Task brief
Retype only what runs from the first line of the records to the line with "15.5, 14.5, 13.5, 12.5, 11.5, 10.5, 9.5, 8.5, 7.5, 6.5, 5.5]", inclusive, and no pictures.

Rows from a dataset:
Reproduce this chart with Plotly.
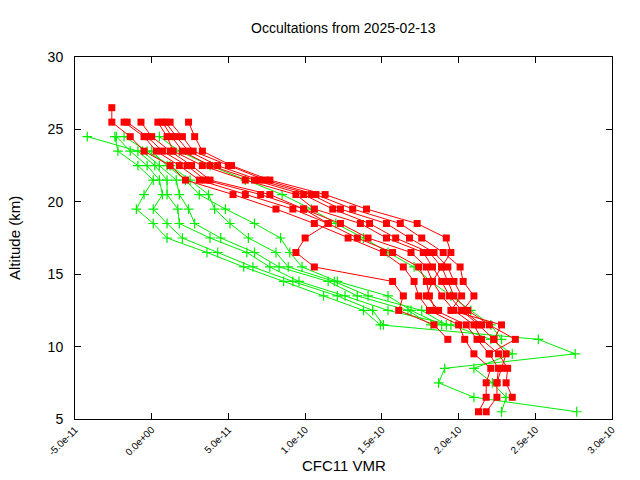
import plotly.graph_objects as go

# Altitude levels (km) shared by all profiles
alt = [26.5, 25.5, 24.5, 23.5, 22.5, 21.5, 20.5, 19.5, 18.5, 17.5, 16.5,
       15.5, 14.5, 13.5, 12.5, 11.5, 10.5, 9.5, 8.5, 7.5, 6.5, 5.5]

# CFC11 VMR profiles, in units of 1e-10 (None = no retrieval at that level)
red_1 = [-0.26, -0.26, -0.14, -0.05, 0.12, 0.22, 0.53, 0.81, 1.06, 1.28, 1.51,
         1.64, 1.71, 1.74, 1.81, 2.00, 2.04, 2.10, 2.21, 2.18, 2.18, 2.13]
red_2 = [None, -0.18, -0.05, 0.03, 0.18, 0.31, 0.61, 0.92, 1.15, 1.34, 1.57,
         1.74, 1.79, 1.81, 1.85, 2.05, 2.12, 2.20, 2.26, 2.25, 2.25, 2.18]
red_3 = [None, -0.16, -0.03, 0.07, 0.23, 0.35, 0.71, 0.99, 1.23, 1.41, 1.69,
         1.79, 1.83, 1.89, 1.97, 2.10, 2.15, 2.26, 2.32, 2.31, 2.35, None]
red_4 = [None, -0.07, 0.00, 0.12, 0.26, 0.38, 0.77, 0.99, 1.15, 1.00, 0.94,
         1.06, 1.57, 1.64, 1.61, 1.84, 1.93, None, None, None, None, None]
red_5 = [None, 0.04, 0.10, 0.14, 0.33, 0.61, 0.94, 1.06, 1.36, 1.53, 1.77,
         1.83, 1.89, 1.94, 2.02, 2.13, 2.23, 2.31, 2.28, 2.25, None, None]
red_6 = [None, 0.07, 0.13, 0.20, 0.38, 0.67, 0.99, 1.18, 1.42, 1.59, 1.81,
         1.89, 1.93, 1.97, 2.06, 2.20, 2.37, 2.20, None, None, None, None]
red_7 = [None, 0.09, 0.16, 0.24, 0.43, 0.70, 1.04, 1.23, 1.53, 1.68, 1.84,
         1.93, 1.97, 2.02, 1.95, 2.28, 2.23, None, None, None, None, None]
red_8 = [None, 0.12, 0.20, 0.27, 0.50, 0.74, 1.07, 1.31, 1.62, 1.76, 1.90,
         2.01, 2.03, 2.10, 2.03, 2.15, None, None, None, None, None, None]
red_9 = [None, 0.24, 0.28, 0.33, 0.52, 0.77, 1.13, 1.40, 1.73, 1.92, 1.95,
         1.89, 1.83, 1.79, 1.87, None, None, None, None, None, None, None]

green_1 = [None, None, -0.24, -0.22, -0.09, 0.01, -0.05, -0.10, 0.01, 0.10, 0.36,
           0.60, 0.86, 1.12, 1.38, 1.49, 2.52, 2.76, 1.91, 1.87, 2.10, 2.77]
green_2 = [None, None, -0.23, -0.14, -0.03, 0.05, 0.07, 0.01, 0.10, 0.20, 0.43,
           0.66, 0.92, 1.21, 1.44, 1.51, None, None, None, None, None, None]
green_3 = [None, None, -0.42, -0.09, 0.02, 0.10, 0.10, 0.17, 0.18, 0.38, 0.62,
           0.77, 0.96, 1.26, 1.54, 1.95, 2.21, 2.35, 2.10, 2.22, 2.31, 2.28]
green_4 = [None, None, None, -0.06, 0.05, 0.16, 0.18, 0.24, 0.28, 0.45, 0.67,
           0.83, 1.15, 1.34, 1.67, 1.82, None, None, None, None, None, None]
green_5 = [None, None, -0.18, -0.03, 0.12, 0.25, 0.37, 0.41, 0.51, 0.63, 0.81,
           0.89, 1.19, 1.41, 1.76, 1.92, None, None, None, None, None, None]
green_6 = [None, None, 0.05, 0.18, 0.38, 0.61, 0.85, 1.04, 1.20, 1.38, 1.54,
           1.71, 1.82, 1.95, 2.08, 2.21, 2.28, None, None, None, None, None]
green_7 = [None, None, None, 0.00, 0.10, 0.22, 0.31, 0.48, 0.67, 0.84, 0.90,
           0.98, 1.21, 1.54, 1.69, 1.89, None, None, None, None, None, None]

red_profiles = [red_1, red_2, red_3, red_4, red_5, red_6, red_7, red_8, red_9]
green_profiles = [green_1, green_2, green_3, green_4, green_5, green_6, green_7]

x_ticks = [-5e-11, 0, 5e-11, 1e-10, 1.5e-10, 2e-10, 2.5e-10, 3e-10]
x_tick_text = ['-5.0e-11', '0.0e+00', '5.0e-11', '1.0e-10', '1.5e-10',
               '2.0e-10', '2.5e-10', '3.0e-10']
y_ticks = [5, 10, 15, 20, 25, 30]

SCALE = 1e-10


def to_vmr(p):
    return [None if v is None else v * SCALE for v in p]


fig = go.Figure()

for p in green_profiles:
    fig.add_trace(go.Scatter(x=to_vmr(p), y=alt, mode='lines+markers',
                             line=dict(color='#00ee00', width=1),
                             marker=dict(symbol='cross-thin', size=7,
                                         line=dict(color='#00ee00', width=1.2)),
                             showlegend=False))

for p in red_profiles:
    fig.add_trace(go.Scatter(x=to_vmr(p), y=alt, mode='lines+markers',
                             line=dict(color='#ff0000', width=1),
                             marker=dict(symbol='square', size=7, color='#ff0000'),
                             showlegend=False))

axis_common = dict(showline=True, linecolor='black', linewidth=1, mirror='allticks',
                   ticks='inside', ticklen=6, tickcolor='black', showgrid=False,
                   zeroline=False)

fig.update_layout(
    width=640, height=480,
    margin=dict(l=75, r=28, t=57, b=61),
    paper_bgcolor='white', plot_bgcolor='white',
    font=dict(family='Liberation Sans, Arial, sans-serif', color='black'),
    xaxis=dict(range=[-5e-11, 3e-10], tickvals=x_ticks, ticktext=x_tick_text,
               tickangle=-45, tickfont=dict(size=10), **axis_common),
    yaxis=dict(range=[5, 30], tickvals=y_ticks, tickfont=dict(size=14),
               ticklabelstandoff=8, **axis_common),
    annotations=[
        dict(text='Occultations from 2025-02-13', x=0.5, y=1, xref='paper', yref='paper',
             xanchor='center', yanchor='bottom', yshift=19, showarrow=False,
             font=dict(size=14)),
        dict(text='CFC11 VMR', x=0.5, y=0, xref='paper', yref='paper',
             xanchor='center', yanchor='top', yshift=-36, showarrow=False,
             font=dict(size=15)),
        dict(text='Altitude (km)', x=0, y=0.5, xref='paper', yref='paper',
             xanchor='center', yanchor='middle', xshift=-61, textangle=-90,
             showarrow=False, font=dict(size=15)),
    ],
)

# drop the default body margin so the 640x480 figure fills the window
fig.write_html('out.html', config={'displayModeBar': False},
               post_script="document.body.style.margin='0';")
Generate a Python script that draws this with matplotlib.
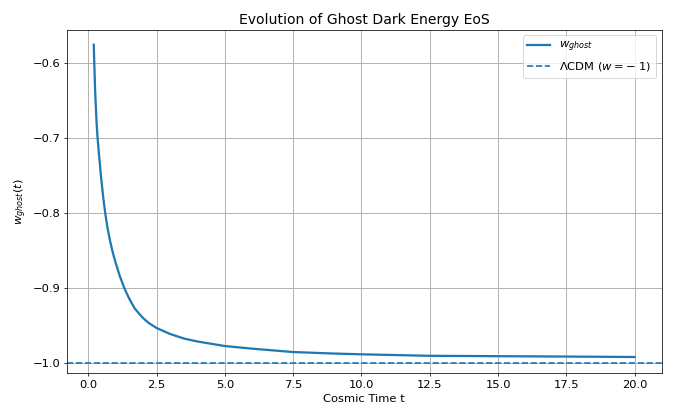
import numpy as np
import matplotlib
matplotlib.use('Agg')
import matplotlib.pyplot as plt

# values
t = [0.2, 0.22, 0.25, 0.3, 0.34, 0.4, 0.47, 0.55, 0.62, 0.7, 0.8, 0.9, 1.0,
     1.15, 1.32, 1.5, 1.7, 1.85, 2.0, 2.2, 2.5, 3.0, 3.5, 4.0, 5.0, 6.0, 7.5,
     9.0, 10.0, 12.5, 15.0, 17.5, 20.0]
w_ghost = [-0.576, -0.600, -0.636, -0.677, -0.700, -0.725, -0.753, -0.780,
           -0.800, -0.819, -0.8375, -0.853, -0.866, -0.8835, -0.900, -0.914,
           -0.927, -0.9335, -0.9395, -0.946, -0.953, -0.961, -0.967, -0.971,
           -0.977, -0.9805, -0.985, -0.987, -0.988, -0.990, -0.9905, -0.991,
           -0.9916]
w_lcdm = -1.0

plt.rcParams['font.size'] = 12.3
fig = plt.figure(figsize=(10, 418/67.3), dpi=67.3)
ax = fig.add_axes([0.0991, 0.1069, 0.8841, 0.822])

ax.plot(t, w_ghost, lw=2.4, color='C0', label=r'$w_{ghost}$')
ax.axhline(w_lcdm, ls='--', color='C0', lw=1.8, label=r'$\Lambda$CDM ($w=-\;1$)')

ax.set_ylim(-1.0133, -0.5561)
ax.set_xlabel('Cosmic Time t')
ax.set_ylabel(r'$w_{ghost}(t)$')
ax.set_title('Evolution of Ghost Dark Energy EoS', fontsize=15)
ax.grid(True, lw=1.0)
ax.legend(loc='upper right')

fig.savefig('out.png', dpi=67.3)
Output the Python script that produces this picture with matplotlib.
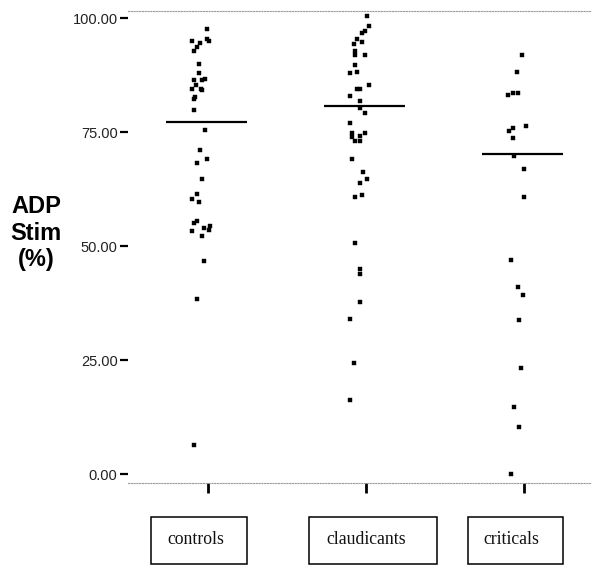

Result for this exercise
Reproduce this chart with Plotly.
import plotly.graph_objects as go

# Altitude levels (km) shared by all profiles
alt = [26.5, 25.5, 24.5, 23.5, 22.5, 21.5, 20.5, 19.5, 18.5, 17.5, 16.5,
       15.5, 14.5, 13.5, 12.5, 11.5, 10.5, 9.5, 8.5, 7.5, 6.5, 5.5]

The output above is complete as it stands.